Provided information:
+-------+

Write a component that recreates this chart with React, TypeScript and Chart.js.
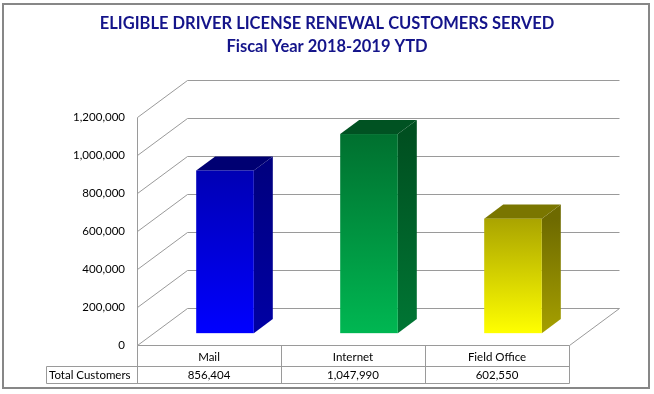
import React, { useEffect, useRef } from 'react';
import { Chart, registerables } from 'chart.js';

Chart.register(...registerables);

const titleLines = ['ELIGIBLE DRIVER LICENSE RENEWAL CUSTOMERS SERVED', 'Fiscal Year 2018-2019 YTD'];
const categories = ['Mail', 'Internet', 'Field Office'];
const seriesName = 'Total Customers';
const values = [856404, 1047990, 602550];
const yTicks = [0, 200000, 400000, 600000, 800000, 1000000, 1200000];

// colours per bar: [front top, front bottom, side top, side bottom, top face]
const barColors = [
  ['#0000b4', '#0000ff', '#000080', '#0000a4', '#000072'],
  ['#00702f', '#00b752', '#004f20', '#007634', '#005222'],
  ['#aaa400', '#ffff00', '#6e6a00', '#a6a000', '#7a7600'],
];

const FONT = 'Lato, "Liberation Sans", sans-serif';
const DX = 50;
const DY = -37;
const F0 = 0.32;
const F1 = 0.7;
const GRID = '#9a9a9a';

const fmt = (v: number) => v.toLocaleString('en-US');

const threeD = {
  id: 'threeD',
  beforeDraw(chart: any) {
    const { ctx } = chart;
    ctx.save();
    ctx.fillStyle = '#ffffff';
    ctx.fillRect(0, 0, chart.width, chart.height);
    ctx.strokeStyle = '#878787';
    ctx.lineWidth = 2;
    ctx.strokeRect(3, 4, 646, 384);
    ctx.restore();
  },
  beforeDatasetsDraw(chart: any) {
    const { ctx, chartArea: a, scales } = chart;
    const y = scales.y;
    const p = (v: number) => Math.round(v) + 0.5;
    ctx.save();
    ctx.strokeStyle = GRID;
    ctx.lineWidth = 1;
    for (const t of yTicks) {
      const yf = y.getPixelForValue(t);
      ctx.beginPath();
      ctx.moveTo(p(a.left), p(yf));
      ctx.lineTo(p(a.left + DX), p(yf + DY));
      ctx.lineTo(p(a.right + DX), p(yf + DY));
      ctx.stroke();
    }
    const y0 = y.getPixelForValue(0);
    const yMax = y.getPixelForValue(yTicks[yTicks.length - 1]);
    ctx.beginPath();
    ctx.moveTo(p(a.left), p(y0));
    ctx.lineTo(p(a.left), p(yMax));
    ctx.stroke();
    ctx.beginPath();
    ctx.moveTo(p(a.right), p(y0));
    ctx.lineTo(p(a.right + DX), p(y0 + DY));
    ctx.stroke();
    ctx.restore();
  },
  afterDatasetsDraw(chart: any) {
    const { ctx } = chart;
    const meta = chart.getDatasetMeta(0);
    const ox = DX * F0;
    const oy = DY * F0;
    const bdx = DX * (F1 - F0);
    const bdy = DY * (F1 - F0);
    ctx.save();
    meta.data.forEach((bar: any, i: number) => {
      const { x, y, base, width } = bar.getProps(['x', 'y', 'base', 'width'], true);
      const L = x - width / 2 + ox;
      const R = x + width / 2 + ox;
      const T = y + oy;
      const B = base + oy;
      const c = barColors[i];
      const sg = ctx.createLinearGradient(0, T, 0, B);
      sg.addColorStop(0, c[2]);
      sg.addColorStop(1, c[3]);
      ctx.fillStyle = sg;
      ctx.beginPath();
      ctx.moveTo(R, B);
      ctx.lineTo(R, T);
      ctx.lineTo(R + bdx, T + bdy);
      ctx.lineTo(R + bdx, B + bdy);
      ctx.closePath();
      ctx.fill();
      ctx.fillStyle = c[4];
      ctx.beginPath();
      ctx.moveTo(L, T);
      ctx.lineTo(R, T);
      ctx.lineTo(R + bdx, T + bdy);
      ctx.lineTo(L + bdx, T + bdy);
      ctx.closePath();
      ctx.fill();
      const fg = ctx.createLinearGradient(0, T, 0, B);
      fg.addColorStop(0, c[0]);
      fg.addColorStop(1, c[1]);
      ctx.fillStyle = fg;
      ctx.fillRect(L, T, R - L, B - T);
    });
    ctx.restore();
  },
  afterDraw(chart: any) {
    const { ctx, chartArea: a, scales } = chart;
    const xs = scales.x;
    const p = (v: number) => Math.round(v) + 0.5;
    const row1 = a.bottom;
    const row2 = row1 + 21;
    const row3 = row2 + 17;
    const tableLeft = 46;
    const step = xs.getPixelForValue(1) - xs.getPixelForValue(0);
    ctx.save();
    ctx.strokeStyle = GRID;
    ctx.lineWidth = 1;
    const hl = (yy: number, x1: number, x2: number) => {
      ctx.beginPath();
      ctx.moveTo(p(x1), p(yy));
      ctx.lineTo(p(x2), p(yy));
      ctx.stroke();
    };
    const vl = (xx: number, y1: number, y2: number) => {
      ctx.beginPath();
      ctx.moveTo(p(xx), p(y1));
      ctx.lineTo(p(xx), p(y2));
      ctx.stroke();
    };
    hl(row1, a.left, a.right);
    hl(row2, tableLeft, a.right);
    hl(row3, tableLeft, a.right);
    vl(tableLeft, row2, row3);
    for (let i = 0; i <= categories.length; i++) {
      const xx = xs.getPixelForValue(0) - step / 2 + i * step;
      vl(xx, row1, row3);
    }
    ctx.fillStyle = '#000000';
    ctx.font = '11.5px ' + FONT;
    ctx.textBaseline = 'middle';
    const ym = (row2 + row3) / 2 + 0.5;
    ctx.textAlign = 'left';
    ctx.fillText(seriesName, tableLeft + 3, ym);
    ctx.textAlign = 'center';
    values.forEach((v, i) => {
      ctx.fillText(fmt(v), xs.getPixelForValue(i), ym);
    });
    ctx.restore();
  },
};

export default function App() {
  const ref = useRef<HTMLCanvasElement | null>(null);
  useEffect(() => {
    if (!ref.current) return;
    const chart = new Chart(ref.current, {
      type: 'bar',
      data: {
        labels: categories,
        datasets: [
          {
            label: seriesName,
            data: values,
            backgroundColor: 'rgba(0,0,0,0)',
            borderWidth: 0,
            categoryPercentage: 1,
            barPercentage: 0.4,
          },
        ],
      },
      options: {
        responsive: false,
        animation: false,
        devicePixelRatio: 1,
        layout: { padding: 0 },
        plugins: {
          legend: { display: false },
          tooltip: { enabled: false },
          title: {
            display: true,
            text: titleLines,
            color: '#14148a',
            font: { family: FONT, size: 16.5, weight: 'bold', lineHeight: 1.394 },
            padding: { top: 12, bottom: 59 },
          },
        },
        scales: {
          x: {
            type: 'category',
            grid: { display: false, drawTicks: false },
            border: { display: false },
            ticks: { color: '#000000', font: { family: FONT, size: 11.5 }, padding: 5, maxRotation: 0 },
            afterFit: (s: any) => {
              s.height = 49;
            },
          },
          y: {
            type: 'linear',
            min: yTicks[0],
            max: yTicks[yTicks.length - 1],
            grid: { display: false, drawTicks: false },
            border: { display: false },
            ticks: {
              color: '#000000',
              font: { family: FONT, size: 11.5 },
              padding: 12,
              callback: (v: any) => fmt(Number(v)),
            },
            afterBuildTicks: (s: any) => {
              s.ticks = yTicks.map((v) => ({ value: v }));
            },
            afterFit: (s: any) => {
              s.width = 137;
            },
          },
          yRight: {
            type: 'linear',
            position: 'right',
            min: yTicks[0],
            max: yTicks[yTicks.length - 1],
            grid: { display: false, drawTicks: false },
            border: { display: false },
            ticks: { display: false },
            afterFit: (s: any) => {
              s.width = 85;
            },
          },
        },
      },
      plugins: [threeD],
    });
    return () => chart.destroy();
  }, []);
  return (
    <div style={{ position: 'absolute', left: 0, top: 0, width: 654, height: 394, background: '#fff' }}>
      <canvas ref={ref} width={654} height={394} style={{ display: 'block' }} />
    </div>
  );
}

+-------+

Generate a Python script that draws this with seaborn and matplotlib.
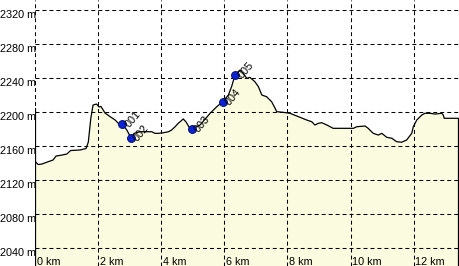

+-------+

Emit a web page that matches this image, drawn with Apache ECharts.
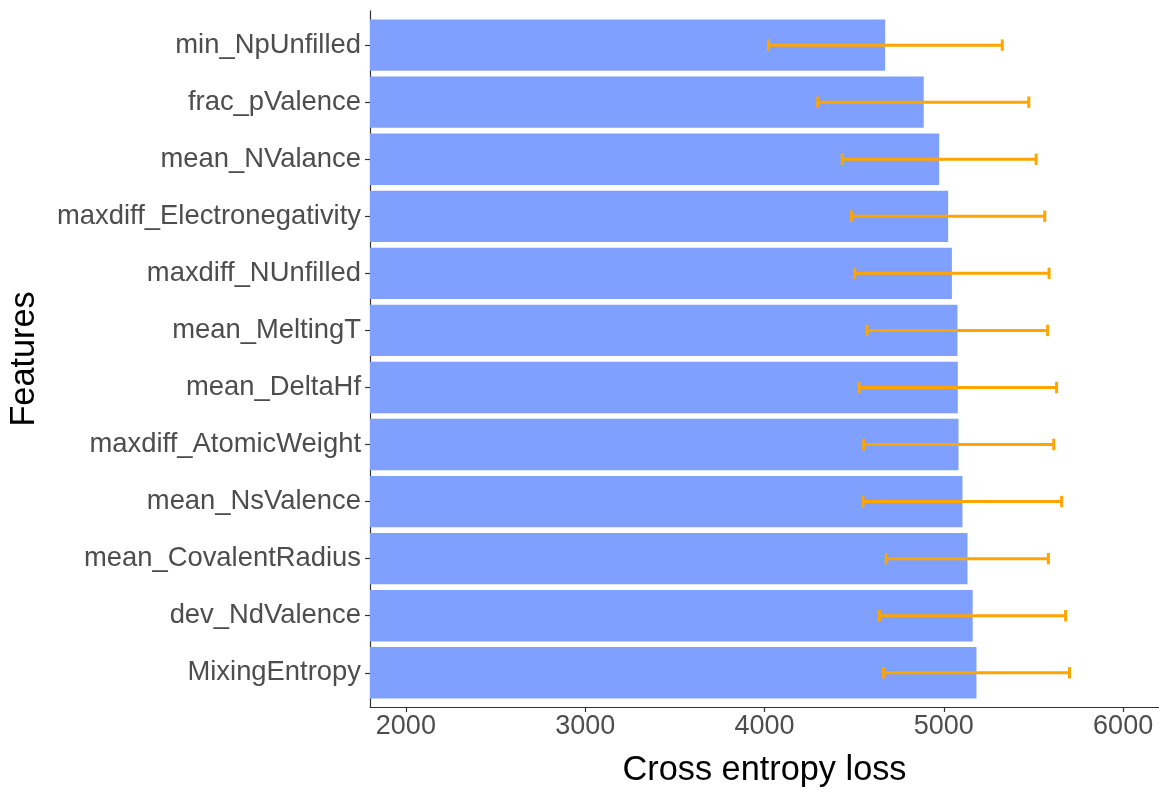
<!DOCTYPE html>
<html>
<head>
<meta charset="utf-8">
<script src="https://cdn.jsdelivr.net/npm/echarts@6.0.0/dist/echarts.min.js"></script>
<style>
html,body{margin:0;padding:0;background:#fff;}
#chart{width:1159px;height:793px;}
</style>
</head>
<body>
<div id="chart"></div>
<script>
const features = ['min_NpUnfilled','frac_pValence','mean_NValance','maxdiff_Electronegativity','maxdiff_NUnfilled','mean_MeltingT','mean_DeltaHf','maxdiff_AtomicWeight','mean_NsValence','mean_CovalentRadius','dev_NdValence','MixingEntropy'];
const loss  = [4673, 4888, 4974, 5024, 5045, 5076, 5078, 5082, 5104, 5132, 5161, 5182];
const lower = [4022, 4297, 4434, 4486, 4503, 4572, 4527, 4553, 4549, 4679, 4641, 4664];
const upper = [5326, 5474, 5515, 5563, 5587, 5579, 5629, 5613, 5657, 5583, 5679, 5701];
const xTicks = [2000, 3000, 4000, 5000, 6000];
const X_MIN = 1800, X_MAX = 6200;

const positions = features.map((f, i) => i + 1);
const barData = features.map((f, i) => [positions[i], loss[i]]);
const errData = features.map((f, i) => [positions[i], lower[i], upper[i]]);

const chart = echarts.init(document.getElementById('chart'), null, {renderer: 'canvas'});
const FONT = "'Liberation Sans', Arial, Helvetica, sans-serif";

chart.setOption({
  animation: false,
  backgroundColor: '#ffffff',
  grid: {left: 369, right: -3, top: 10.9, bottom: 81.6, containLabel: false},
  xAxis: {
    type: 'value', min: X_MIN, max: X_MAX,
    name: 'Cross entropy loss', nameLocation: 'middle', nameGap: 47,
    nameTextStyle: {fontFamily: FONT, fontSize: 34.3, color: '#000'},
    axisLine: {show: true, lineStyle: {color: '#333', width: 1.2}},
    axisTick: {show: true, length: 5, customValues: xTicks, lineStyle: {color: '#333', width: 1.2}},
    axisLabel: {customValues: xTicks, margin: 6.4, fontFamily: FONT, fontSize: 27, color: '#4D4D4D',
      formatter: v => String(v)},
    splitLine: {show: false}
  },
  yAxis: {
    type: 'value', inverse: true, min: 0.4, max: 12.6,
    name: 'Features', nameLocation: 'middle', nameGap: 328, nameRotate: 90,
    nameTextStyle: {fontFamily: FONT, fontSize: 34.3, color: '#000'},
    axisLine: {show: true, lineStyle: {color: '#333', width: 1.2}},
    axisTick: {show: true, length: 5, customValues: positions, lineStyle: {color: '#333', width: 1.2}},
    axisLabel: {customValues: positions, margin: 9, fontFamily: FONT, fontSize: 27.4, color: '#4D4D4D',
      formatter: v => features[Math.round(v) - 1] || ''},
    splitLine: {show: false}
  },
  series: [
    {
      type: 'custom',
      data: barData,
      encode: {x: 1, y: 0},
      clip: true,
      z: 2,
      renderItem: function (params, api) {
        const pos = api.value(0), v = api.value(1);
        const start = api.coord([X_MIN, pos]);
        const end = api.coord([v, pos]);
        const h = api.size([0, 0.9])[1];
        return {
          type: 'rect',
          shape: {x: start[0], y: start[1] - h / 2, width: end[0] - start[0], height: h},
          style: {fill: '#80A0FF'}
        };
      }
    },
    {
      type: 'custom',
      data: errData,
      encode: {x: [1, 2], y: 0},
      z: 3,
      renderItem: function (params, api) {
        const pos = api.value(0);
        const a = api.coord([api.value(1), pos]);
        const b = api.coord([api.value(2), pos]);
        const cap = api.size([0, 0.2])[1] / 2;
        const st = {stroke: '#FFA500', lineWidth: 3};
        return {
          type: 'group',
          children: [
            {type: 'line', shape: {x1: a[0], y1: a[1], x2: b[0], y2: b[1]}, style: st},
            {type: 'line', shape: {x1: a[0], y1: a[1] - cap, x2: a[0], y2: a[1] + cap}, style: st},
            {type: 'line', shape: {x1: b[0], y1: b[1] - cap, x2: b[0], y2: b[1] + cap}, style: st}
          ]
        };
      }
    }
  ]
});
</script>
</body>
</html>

+-------+

Aim: Look above and copy only the lines from the one holding "Emit a web page" to the one holding "const errData = features.map((f, i)", both included, exactly, minus the pictures.

Written answer:
Emit a web page that matches this image, drawn with Apache ECharts.
<!DOCTYPE html>
<html>
<head>
<meta charset="utf-8">
<script src="https://cdn.jsdelivr.net/npm/echarts@6.0.0/dist/echarts.min.js"></script>
<style>
html,body{margin:0;padding:0;background:#fff;}
#chart{width:1159px;height:793px;}
</style>
</head>
<body>
<div id="chart"></div>
<script>
const features = ['min_NpUnfilled','frac_pValence','mean_NValance','maxdiff_Electronegativity','maxdiff_NUnfilled','mean_MeltingT','mean_DeltaHf','maxdiff_AtomicWeight','mean_NsValence','mean_CovalentRadius','dev_NdValence','MixingEntropy'];
const loss  = [4673, 4888, 4974, 5024, 5045, 5076, 5078, 5082, 5104, 5132, 5161, 5182];
const lower = [4022, 4297, 4434, 4486, 4503, 4572, 4527, 4553, 4549, 4679, 4641, 4664];
const upper = [5326, 5474, 5515, 5563, 5587, 5579, 5629, 5613, 5657, 5583, 5679, 5701];
const xTicks = [2000, 3000, 4000, 5000, 6000];
const X_MIN = 1800, X_MAX = 6200;

const positions = features.map((f, i) => i + 1);
const barData = features.map((f, i) => [positions[i], loss[i]]);
const errData = features.map((f, i) => [positions[i], lower[i], upper[i]]);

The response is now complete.